Weil nasce nel 1900 vicino a Praga, in una famiglia ebrea ortodossa, abbraccia presto l’ideale comunista, si iscrive al partito, si trasferisce a Mosca, diventa traduttore modello di Pasternak, Marina Cvetaeva e Majakosvkij, lavora nella sezione ceca del Comintern ma non si trattiene dal criticare le purghe staliniane. Nel 1935 viene avviato verso le destinazioni note ai liberi pensatori e agli oppositori, viene rispedito a Praga perché cittadino ceco, finisce nel contro-inferno della dominazione nazista, evita il peggio simulando la propria morte con un gesto che ha dell’umoristico e del magico: deposita una cartellina personale e una lettera di addio sulla riva della Moldava e scompare fino alla fine della guerra. Tornato “vivo”, nel 1945 comincia a scrivere ma nulla gli è consentito di pubblicare sotto il regime staliniano. Si arrangia lavorando al Museo ebraico e solo dopo la morte dell’Impavido (1953) riesce a pubblicare Una vita con la stella. Sul tetto c’è Mendelssohn uscirà postumo.
Il miglior recensore del talento di Weil è Philip Roth, che ammira “il linguaggio disadorno e disarmante della cronaca familiare… l’abilità nel descrivere il dolore e la ferocia con estrema asciuttezza, che è di per sé il più efficace commento a ciò che di più orrendo può riservare la vita”. Roth lo scrive a introduzione di Una vita con la stella, ma la qualità della scrittura è la stessa in Sul tetto c’è Mendelssohn, romanzo a più voci in cui protagonista è la gente di Praga. Una storia fatta di tante storie che incalzano in capitoli concisi e appassionanti come romanzi a sé. Storie di quotidiana resistenza al sopruso fatta legge, alla discrezionalità di un apparato brutale che non deve rispondere a nessuno, giudice inappellabile di ogni atto che venga ritenuto reato, cioè tutto.

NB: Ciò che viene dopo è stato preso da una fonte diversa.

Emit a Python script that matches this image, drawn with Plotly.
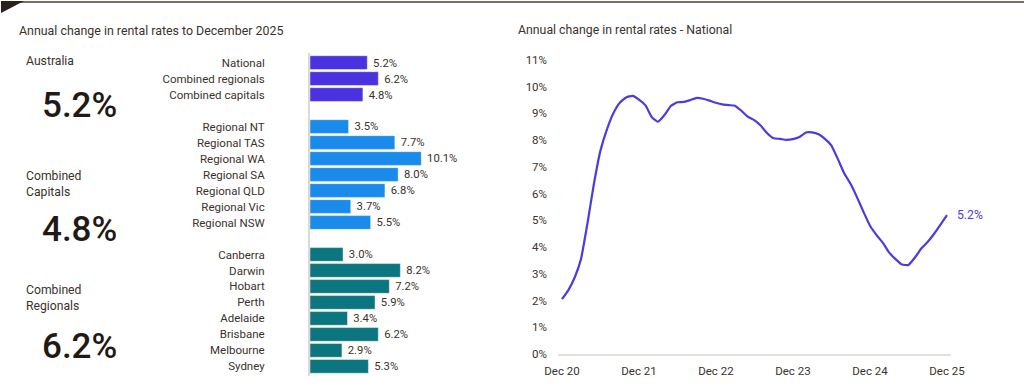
import plotly.graph_objects as go
import pandas as pd

# ---------------- data ----------------
national_labels = ["National", "Combined regionals", "Combined capitals"]
national_values = [5.2, 6.2, 4.8]

regional_labels = ["Regional NT", "Regional TAS", "Regional WA", "Regional SA",
                   "Regional QLD", "Regional Vic", "Regional NSW"]
regional_values = [3.5, 7.7, 10.1, 8.0, 6.8, 3.7, 5.5]

capital_labels = ["Canberra", "Darwin", "Hobart", "Perth", "Adelaide",
                  "Brisbane", "Melbourne", "Sydney"]
capital_values = [3.0, 8.2, 7.2, 5.9, 3.4, 6.2, 2.9, 5.3]

headline_labels = ["Australia", "Combined<br>Capitals", "Combined<br>Regionals"]
headline_values = ["5.2%", "4.8%", "6.2%"]

line_start = "2020-12-01"
national_series = [2.05, 2.4, 2.9, 3.55, 4.9, 6.35, 7.6, 8.38, 9.0, 9.4,
                   9.6, 9.66, 9.52, 9.3, 8.85, 8.69, 8.94, 9.28, 9.42, 9.43,
                   9.5, 9.58, 9.55, 9.48, 9.4, 9.34, 9.31, 9.29, 9.1, 8.88,
                   8.75, 8.55, 8.26, 8.07, 8.05, 8.01, 8.04, 8.12, 8.29, 8.29,
                   8.22, 8.05, 7.8, 7.3, 6.75, 6.35, 5.85, 5.3, 4.8, 4.45,
                   4.15, 3.8, 3.55, 3.35, 3.33, 3.6, 3.95, 4.2, 4.5, 4.85, 5.2]
line_ticks = ["2020-12-01", "2021-12-01", "2022-12-01", "2023-12-01",
              "2024-12-01", "2025-12-01"]
line_ticktext = ["Dec 20", "Dec 21", "Dec 22", "Dec 23", "Dec 24", "Dec 25"]

# ---------------- styling ----------------
W, H = 1024, 386
FONT = "Roboto"
TXT = "#3a322b"
DARK = "#1f1a15"
C_NAT = "#4a32e0"
C_REG = "#1a8bea"
C_CAP = "#0b7680"
C_LINE = "#4b3be0"


def px_x(x):
    return x / W


def px_y(y):
    return 1 - y / H


fig = go.Figure()

groups = [(national_labels, national_values, C_NAT),
          (regional_labels, regional_values, C_REG),
          (capital_labels, capital_values, C_CAP)]
tickvals, ticktext = [], []
slot = 0
for labels, values, color in groups:
    ys = list(range(slot, slot + len(labels)))
    fig.add_trace(go.Bar(
        x=values, y=ys, orientation="h", width=0.86,
        marker=dict(color=color, line=dict(color="rgba(255,255,255,0.45)", width=1)),
        text=[f" {v:.1f}%" for v in values], textposition="outside",
        textfont=dict(family=FONT, size=11.5, color=TXT),
        cliponaxis=False, showlegend=False, hoverinfo="skip",
        xaxis="x", yaxis="y"))
    tickvals += ys
    ticktext += labels
    slot += len(labels) + 1
n_slots = slot - 1

dates = pd.date_range(line_start, periods=len(national_series), freq="MS")
fig.add_trace(go.Scatter(
    x=dates, y=national_series, mode="lines",
    line=dict(color=C_LINE, width=2.2, shape="spline", smoothing=0.4),
    showlegend=False, hoverinfo="skip", xaxis="x2", yaxis="y2"))

fig.update_layout(
    width=W, height=H, autosize=False,
    margin=dict(l=0, r=0, t=0, b=0, pad=0, autoexpand=False),
    paper_bgcolor="white", plot_bgcolor="white",
    font=dict(family=FONT, color=TXT, size=11),
    bargap=0.1,
    xaxis=dict(domain=[px_x(310), px_x(310 + 14 * 11.02)], range=[0, 14],
               visible=False, fixedrange=True, automargin=False),
    yaxis=dict(domain=[px_y(376), px_y(53)], range=[n_slots - 0.5 + 0.1, -0.5 - 0.1],
               tickvals=tickvals, ticktext=ticktext, ticks="",
               showgrid=False, zeroline=False, showline=True,
               linecolor="#dcd8d3", linewidth=2, automargin=False,
               ticklabelstandoff=41,
               tickfont=dict(family=FONT, size=11.5, color=TXT)),
    xaxis2=dict(domain=[px_x(558), px_x(951)], anchor="y2",
                range=["2020-11-12", "2025-12-20"],
                tickvals=line_ticks, ticktext=line_ticktext, ticks="",
                showgrid=False, zeroline=False, showline=True,
                linecolor="#e3e0db", linewidth=2, automargin=False,
                ticklabelstandoff=5,
                tickfont=dict(family=FONT, size=11.5, color=TXT)),
    yaxis2=dict(domain=[px_y(354), px_y(60)], anchor="x2", range=[0, 11],
                dtick=1, ticksuffix="%", ticks="", showgrid=False,
                zeroline=False, showline=False, ticklabelstandoff=10,
                automargin=False,
                tickfont=dict(family=FONT, size=11.5, color=TXT)),
)

annotations = [
    dict(text="Annual change in rental rates to December 2025",
         x=px_x(17), y=px_y(30), xanchor="left", yanchor="middle",
         font=dict(size=12.4, color=TXT)),
    dict(text="Annual change in rental rates - National",
         x=px_x(516), y=px_y(30), xanchor="left", yanchor="middle",
         font=dict(size=12.3, color=TXT)),
    dict(text=f"{national_series[-1]:.1f}%", x=dates[-1], y=national_series[-1],
         xref="x2", yref="y2", xanchor="left", yanchor="middle", xshift=8,
         showarrow=False, font=dict(size=12.2, color=C_LINE)),
]
label_y = [61, 184, 298]
value_y = [106, 229, 346]
for lab, val, ly, vy in zip(headline_labels, headline_values, label_y, value_y):
    annotations.append(dict(text=lab, x=px_x(24), y=px_y(ly), xanchor="left",
                            yanchor="middle", align="left",
                            font=dict(size=12.2, color=TXT)))
    annotations.append(dict(text=val, x=px_x(79), y=px_y(vy), xanchor="center",
                            yanchor="middle",
                            font=dict(size=35, color=DARK, weight=500)))
for a in annotations:
    a.setdefault("xref", "paper")
    a.setdefault("yref", "paper")
    a.setdefault("showarrow", False)
fig.update_layout(annotations=annotations)

fig.update_layout(shapes=[
    dict(type="line", xref="paper", yref="paper", x0=px_x(18), x1=1,
         y0=px_y(2), y1=px_y(2), line=dict(color="#7a6f66", width=2)),
    dict(type="path", xref="paper", yref="paper",
         path=f"M {px_x(1)} {px_y(1)} L {px_x(24)} {px_y(1)} L {px_x(1)} {px_y(13)} Z",
         fillcolor="#2a2118", line=dict(width=0)),
])

fig.write_html(
    "out.html",
    config={"responsive": False, "displayModeBar": False},
    post_script="document.body.style.margin='0';document.body.style.overflow='hidden';",
)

Ogni giorno diventa il teatro di piccoli eroismi. Una coppia di anziani nasconde due ragazze nella stanzetta celata dietro un armadio, piccole Anna Frank senza diario se non quello scritto per loro da Weil; storia che ci tiene legati fino all’ultima pagina.
Si resta senza fiato immersi nel dramma di chi è obbligato a collaborare all’impiccagione di concittadini che, si sa, non hanno commesso nulla: innocenti usati come strumenti di terrore nel tempo in cui si vive nell’incubo di finire sui treni che vanno a Est – tutti sanno che esistono -, verso luoghi misteriosi di cui una sola cosa è certa: da lì non si torna. Weil ci attira inesorabile nel senso di colpa di chi contribuisce a decidere “a chi tocca”, sapendo che domani toccherà a te. Il narratore è maestro nel descrivere la pochezza di uomini che non sarebbero nulla in una vita “normale”, nella quale valessero i criteri più elementari del merito, senza una divisa che concede l’onnipotenza. Ma domina la legge della sopravvivenza, imposta da esseri disumani che Weil chiama con nome indistinto, orgoglioso, sprezzante: “loro”.

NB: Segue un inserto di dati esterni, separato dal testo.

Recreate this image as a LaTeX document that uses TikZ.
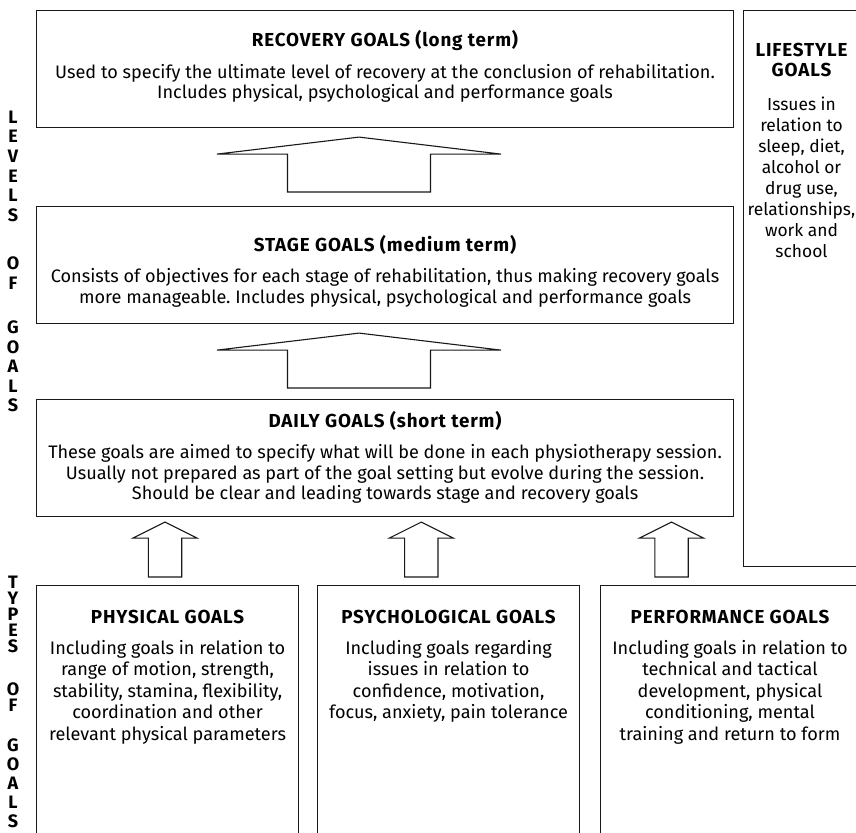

Gli ebrei sono l’oggetto privilegiato delle attenzioni naziste, ma un evento fa girare la ruota della sfortuna per tutti. Il 4 giugno 1942, Heydrich, che la gente vede ogni giorno viaggiare sulla Mercedes Benz a capote aperta, sicuro dell’immunità, viene ucciso da un piccolo commando istruito in Inghilterra. E la repressione si fa più inesorabile nel processo di sostituzione etnica progettato non solo per cancellare la cultura ceca, ma per sopprimere due terzi della popolazione.
Il tempo di cui narra Sul tetto c’è Mendelssohn sono gli ultimi anni dell’occupazione prima della caduta del Reich, il che rende ancora più fatale il destino di chi, per pochi giorni, come nel finale, toccante, non riesce nell’impresa quasi compiuta di sopravvivere alla stupidità del male.